**Provided data**

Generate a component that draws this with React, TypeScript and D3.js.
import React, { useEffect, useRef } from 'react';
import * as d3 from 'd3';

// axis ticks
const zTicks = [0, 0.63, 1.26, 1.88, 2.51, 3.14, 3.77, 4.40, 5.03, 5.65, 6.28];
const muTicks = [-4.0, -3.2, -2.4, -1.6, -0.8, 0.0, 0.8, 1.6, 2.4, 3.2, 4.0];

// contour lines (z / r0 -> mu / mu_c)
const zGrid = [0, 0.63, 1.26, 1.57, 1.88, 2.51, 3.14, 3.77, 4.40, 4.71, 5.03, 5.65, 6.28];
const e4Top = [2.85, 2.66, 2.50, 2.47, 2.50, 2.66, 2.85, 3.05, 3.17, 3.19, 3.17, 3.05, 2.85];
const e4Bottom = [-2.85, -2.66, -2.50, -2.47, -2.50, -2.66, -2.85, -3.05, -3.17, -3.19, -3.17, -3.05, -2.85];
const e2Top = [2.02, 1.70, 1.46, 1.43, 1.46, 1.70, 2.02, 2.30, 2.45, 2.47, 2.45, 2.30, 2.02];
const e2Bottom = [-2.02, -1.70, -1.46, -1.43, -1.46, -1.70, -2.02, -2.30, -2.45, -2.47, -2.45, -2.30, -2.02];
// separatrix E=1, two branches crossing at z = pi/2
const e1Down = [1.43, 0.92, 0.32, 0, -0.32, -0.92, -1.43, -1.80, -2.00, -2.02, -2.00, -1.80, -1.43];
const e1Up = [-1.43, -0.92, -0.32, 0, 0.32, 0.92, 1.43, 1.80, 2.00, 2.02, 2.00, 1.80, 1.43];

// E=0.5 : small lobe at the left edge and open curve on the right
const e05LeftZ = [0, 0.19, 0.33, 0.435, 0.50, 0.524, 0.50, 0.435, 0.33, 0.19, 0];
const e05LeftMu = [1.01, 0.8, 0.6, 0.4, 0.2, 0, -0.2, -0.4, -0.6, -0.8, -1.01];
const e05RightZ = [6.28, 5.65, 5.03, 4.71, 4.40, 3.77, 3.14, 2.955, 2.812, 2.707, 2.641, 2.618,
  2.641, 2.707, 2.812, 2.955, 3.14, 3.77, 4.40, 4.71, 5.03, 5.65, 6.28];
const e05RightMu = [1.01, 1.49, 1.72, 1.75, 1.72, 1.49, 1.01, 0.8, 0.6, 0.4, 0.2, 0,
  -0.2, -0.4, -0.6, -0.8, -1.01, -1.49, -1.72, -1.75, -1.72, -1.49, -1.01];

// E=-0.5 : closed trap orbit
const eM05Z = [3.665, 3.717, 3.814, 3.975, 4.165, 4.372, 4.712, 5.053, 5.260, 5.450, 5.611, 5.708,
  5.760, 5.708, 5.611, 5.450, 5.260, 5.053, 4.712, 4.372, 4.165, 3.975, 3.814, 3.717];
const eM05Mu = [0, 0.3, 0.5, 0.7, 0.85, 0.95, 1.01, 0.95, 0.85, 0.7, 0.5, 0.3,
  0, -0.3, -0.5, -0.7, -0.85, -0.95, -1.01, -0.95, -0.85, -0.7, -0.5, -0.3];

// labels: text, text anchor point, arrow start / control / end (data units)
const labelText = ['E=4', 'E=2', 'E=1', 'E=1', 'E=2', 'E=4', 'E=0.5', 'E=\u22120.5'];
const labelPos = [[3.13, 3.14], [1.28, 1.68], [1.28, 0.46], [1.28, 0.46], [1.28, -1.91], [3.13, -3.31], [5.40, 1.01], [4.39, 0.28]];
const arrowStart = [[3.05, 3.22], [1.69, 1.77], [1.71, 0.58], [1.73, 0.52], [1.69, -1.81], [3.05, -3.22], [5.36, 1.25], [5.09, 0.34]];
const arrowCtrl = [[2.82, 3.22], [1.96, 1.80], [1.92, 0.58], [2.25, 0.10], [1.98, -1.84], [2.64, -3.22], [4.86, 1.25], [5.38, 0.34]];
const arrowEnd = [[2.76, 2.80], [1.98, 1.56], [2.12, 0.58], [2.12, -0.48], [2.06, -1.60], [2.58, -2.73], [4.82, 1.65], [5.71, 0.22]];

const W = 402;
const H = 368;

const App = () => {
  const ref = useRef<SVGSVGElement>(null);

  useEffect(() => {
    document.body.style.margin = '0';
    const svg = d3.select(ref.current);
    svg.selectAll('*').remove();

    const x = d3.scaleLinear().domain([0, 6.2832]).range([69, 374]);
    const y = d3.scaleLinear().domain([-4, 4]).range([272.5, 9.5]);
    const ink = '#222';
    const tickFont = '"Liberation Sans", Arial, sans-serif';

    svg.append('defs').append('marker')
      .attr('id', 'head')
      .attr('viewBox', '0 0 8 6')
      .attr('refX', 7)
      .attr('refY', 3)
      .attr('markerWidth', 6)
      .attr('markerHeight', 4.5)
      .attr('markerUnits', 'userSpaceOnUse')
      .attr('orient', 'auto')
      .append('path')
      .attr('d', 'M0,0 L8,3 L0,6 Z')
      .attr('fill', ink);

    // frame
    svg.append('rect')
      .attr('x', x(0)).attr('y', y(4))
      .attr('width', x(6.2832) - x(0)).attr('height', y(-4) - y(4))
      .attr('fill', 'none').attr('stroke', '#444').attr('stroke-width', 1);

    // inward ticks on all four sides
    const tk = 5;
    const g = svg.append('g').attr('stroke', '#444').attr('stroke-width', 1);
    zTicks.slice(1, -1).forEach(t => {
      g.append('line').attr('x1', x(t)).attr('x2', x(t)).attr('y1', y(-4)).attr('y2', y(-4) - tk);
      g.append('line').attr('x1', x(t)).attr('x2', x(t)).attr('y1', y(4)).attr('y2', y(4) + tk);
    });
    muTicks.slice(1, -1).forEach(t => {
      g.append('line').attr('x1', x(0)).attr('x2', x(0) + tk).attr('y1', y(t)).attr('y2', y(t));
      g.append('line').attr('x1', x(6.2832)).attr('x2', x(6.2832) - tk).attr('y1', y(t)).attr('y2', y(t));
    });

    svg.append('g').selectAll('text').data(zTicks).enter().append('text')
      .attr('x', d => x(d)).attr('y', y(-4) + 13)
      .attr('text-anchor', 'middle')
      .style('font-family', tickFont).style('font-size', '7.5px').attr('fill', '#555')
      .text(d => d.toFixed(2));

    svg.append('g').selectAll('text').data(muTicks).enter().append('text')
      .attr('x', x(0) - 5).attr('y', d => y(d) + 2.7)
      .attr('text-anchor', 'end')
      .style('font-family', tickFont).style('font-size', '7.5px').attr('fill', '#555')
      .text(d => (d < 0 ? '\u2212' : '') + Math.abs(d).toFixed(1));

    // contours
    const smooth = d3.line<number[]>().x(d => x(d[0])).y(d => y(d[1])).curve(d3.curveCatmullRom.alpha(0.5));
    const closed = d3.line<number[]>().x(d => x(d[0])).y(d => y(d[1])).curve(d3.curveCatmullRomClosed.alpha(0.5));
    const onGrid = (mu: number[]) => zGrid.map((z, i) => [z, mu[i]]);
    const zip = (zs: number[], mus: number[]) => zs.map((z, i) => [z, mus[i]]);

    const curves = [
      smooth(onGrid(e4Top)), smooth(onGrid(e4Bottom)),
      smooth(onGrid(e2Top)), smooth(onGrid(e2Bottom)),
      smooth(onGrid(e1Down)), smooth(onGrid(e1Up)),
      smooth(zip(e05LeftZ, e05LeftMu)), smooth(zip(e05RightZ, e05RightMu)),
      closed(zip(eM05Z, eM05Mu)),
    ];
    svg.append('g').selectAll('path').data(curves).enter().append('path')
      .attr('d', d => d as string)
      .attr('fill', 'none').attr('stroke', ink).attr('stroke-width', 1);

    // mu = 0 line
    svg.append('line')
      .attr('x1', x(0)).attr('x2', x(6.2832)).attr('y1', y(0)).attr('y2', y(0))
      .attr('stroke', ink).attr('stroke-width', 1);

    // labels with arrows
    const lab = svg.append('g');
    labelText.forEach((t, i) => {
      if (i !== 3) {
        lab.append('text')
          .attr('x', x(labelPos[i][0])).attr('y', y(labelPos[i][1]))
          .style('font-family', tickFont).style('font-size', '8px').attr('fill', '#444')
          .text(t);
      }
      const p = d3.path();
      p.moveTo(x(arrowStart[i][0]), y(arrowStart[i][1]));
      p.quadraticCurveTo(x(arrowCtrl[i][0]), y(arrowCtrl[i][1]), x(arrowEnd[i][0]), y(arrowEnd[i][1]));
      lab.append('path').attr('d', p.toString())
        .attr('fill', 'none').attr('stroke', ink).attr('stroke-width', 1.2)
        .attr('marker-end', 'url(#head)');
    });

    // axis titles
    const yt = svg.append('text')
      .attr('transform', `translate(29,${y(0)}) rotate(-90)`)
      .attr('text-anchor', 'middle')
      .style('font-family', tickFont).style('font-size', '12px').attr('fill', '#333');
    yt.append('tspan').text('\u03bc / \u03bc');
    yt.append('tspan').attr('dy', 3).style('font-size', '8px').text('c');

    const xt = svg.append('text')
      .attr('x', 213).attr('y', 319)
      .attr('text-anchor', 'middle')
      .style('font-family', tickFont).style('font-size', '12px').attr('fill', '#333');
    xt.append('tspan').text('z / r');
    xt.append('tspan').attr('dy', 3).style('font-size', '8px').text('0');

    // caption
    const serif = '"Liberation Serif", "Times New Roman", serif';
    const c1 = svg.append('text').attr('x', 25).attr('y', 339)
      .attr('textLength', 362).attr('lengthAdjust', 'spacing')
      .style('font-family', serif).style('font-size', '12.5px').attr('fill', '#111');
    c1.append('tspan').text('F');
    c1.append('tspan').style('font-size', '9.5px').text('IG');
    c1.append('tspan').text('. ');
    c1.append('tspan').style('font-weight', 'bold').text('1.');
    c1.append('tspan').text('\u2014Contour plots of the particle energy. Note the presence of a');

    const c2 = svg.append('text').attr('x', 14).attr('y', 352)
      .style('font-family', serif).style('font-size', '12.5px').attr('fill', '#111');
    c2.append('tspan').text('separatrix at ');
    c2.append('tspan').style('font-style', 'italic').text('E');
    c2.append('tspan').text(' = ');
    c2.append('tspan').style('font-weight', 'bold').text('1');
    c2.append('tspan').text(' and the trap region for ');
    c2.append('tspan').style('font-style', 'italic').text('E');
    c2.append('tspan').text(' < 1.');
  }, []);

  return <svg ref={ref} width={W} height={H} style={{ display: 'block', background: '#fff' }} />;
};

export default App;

...

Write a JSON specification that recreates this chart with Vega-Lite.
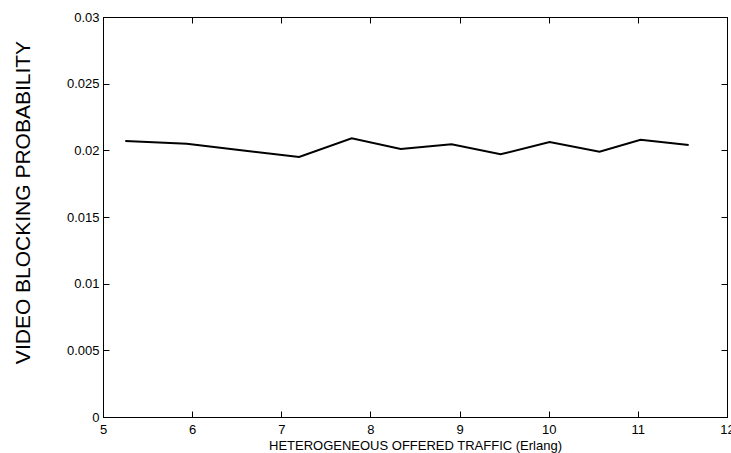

--

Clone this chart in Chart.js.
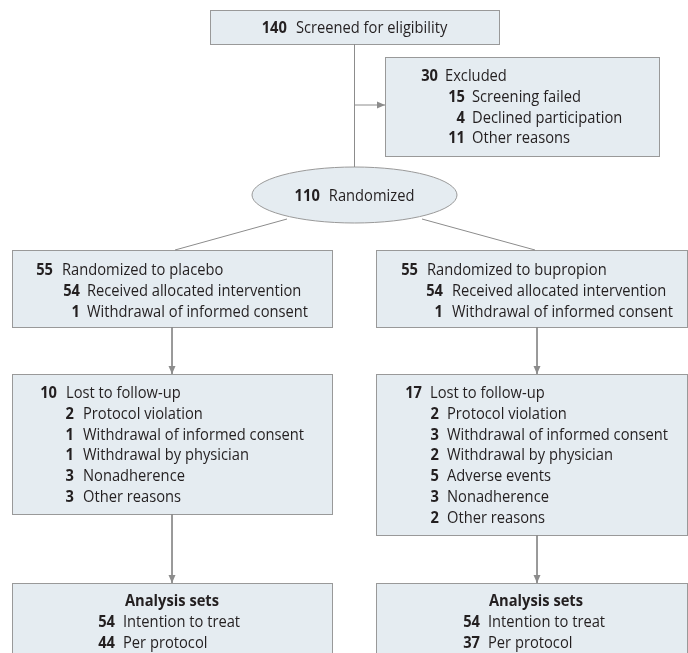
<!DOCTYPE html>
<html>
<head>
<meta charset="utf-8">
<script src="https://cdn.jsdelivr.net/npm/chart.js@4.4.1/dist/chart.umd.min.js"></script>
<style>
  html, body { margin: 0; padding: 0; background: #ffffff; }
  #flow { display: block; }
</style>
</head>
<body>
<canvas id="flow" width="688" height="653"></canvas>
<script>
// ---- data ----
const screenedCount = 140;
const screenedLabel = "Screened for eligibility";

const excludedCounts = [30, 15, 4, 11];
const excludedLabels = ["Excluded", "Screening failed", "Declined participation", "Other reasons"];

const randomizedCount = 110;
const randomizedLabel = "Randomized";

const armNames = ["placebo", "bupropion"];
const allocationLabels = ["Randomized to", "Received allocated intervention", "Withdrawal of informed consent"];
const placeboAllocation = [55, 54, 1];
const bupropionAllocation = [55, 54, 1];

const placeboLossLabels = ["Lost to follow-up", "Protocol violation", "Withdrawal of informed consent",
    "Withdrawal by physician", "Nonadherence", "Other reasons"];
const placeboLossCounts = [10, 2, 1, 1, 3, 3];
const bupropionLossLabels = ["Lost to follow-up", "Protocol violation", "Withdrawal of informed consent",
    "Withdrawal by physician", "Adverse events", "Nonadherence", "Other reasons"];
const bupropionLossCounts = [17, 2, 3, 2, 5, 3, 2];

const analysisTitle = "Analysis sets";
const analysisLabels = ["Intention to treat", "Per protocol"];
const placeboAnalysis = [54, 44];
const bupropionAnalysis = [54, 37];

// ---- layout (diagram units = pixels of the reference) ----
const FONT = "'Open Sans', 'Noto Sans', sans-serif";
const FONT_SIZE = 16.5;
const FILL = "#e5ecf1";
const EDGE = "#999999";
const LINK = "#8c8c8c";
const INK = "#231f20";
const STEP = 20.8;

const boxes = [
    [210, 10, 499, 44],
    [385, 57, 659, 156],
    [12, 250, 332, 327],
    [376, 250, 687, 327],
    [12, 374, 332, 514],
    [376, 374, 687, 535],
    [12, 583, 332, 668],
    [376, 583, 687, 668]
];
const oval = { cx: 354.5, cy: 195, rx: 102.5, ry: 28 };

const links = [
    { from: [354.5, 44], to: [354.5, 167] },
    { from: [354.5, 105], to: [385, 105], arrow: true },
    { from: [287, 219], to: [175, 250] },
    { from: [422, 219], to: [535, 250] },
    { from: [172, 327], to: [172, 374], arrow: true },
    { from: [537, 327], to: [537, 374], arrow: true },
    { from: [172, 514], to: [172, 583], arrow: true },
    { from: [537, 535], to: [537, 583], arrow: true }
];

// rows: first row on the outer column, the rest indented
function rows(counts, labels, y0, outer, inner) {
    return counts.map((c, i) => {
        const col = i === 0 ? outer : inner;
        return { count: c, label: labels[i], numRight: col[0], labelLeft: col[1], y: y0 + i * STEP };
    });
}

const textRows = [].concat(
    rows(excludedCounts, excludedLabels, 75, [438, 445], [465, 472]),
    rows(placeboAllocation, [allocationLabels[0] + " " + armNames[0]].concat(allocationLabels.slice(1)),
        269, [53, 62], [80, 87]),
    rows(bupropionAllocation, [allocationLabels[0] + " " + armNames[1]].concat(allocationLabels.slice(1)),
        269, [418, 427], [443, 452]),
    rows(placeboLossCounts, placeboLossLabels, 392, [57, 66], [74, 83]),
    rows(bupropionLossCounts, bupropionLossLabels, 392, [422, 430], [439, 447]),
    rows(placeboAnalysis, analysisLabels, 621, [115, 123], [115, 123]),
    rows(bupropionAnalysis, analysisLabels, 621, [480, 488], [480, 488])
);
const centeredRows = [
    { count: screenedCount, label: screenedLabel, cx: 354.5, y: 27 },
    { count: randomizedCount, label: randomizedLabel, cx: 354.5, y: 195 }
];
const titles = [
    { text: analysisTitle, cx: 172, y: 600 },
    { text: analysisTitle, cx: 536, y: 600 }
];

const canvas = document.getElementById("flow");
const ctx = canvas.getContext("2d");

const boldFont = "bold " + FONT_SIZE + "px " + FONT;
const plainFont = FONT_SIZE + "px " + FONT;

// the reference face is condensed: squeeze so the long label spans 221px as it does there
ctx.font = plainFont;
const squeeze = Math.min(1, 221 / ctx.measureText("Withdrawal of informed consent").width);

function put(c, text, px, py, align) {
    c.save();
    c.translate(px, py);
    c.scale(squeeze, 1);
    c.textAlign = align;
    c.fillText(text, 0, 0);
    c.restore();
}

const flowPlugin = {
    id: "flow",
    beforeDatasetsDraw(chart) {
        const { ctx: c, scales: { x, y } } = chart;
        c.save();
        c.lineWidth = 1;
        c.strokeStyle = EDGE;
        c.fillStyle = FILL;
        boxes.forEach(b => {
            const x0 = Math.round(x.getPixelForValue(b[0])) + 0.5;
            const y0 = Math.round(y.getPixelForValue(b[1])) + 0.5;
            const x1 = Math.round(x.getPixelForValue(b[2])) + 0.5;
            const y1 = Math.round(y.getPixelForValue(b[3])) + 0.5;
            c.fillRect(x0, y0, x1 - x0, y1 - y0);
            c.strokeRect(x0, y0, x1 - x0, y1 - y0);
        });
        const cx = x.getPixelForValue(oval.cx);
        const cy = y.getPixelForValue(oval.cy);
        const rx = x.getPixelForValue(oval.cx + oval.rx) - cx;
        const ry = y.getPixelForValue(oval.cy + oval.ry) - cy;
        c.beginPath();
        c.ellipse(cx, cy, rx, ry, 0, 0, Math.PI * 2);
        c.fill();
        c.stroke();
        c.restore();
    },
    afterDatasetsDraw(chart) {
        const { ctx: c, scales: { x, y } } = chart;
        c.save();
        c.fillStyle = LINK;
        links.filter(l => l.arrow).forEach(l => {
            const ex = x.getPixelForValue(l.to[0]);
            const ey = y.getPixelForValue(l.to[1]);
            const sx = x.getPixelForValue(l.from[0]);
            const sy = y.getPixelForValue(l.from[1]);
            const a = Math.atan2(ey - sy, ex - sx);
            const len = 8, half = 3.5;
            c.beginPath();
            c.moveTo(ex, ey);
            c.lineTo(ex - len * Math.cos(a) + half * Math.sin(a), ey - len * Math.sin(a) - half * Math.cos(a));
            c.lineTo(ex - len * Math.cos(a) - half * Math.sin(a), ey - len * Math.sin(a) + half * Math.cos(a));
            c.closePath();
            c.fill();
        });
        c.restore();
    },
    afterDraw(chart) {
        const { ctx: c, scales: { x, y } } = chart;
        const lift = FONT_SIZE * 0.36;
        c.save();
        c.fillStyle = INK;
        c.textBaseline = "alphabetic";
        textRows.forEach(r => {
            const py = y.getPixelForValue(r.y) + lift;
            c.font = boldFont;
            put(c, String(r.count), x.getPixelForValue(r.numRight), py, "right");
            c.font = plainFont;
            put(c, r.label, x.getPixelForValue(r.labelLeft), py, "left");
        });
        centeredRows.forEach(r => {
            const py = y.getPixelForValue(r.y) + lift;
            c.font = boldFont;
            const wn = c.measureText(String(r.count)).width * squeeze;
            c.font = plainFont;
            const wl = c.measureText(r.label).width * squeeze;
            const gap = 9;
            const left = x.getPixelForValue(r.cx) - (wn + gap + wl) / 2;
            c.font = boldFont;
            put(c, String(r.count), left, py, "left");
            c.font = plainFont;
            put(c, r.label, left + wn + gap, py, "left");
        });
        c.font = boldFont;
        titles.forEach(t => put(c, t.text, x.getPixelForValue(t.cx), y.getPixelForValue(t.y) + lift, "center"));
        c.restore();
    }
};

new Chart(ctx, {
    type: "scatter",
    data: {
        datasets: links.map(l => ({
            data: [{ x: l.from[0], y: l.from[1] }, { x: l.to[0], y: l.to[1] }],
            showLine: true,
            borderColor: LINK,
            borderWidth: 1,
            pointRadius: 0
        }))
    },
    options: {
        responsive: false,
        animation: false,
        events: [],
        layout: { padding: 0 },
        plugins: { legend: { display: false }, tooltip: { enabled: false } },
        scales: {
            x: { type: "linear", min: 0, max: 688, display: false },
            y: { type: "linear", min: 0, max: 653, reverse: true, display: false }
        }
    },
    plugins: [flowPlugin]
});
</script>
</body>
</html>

**Directions for this task**
Taking the material above, give again exactly the lines from the one holding "Clone this chart in Chart.js." through the one holding "const bupropionAnalysis = [54, 37];", with both ends and without pictures.

**Task answer**
Clone this chart in Chart.js.
<!DOCTYPE html>
<html>
<head>
<meta charset="utf-8">
<script src="https://cdn.jsdelivr.net/npm/chart.js@4.4.1/dist/chart.umd.min.js"></script>
<style>
  html, body { margin: 0; padding: 0; background: #ffffff; }
  #flow { display: block; }
</style>
</head>
<body>
<canvas id="flow" width="688" height="653"></canvas>
<script>
// ---- data ----
const screenedCount = 140;
const screenedLabel = "Screened for eligibility";

const excludedCounts = [30, 15, 4, 11];
const excludedLabels = ["Excluded", "Screening failed", "Declined participation", "Other reasons"];

const randomizedCount = 110;
const randomizedLabel = "Randomized";

const armNames = ["placebo", "bupropion"];
const allocationLabels = ["Randomized to", "Received allocated intervention", "Withdrawal of informed consent"];
const placeboAllocation = [55, 54, 1];
const bupropionAllocation = [55, 54, 1];

const placeboLossLabels = ["Lost to follow-up", "Protocol violation", "Withdrawal of informed consent",
    "Withdrawal by physician", "Nonadherence", "Other reasons"];
const placeboLossCounts = [10, 2, 1, 1, 3, 3];
const bupropionLossLabels = ["Lost to follow-up", "Protocol violation", "Withdrawal of informed consent",
    "Withdrawal by physician", "Adverse events", "Nonadherence", "Other reasons"];
const bupropionLossCounts = [17, 2, 3, 2, 5, 3, 2];

const analysisTitle = "Analysis sets";
const analysisLabels = ["Intention to treat", "Per protocol"];
const placeboAnalysis = [54, 44];
const bupropionAnalysis = [54, 37];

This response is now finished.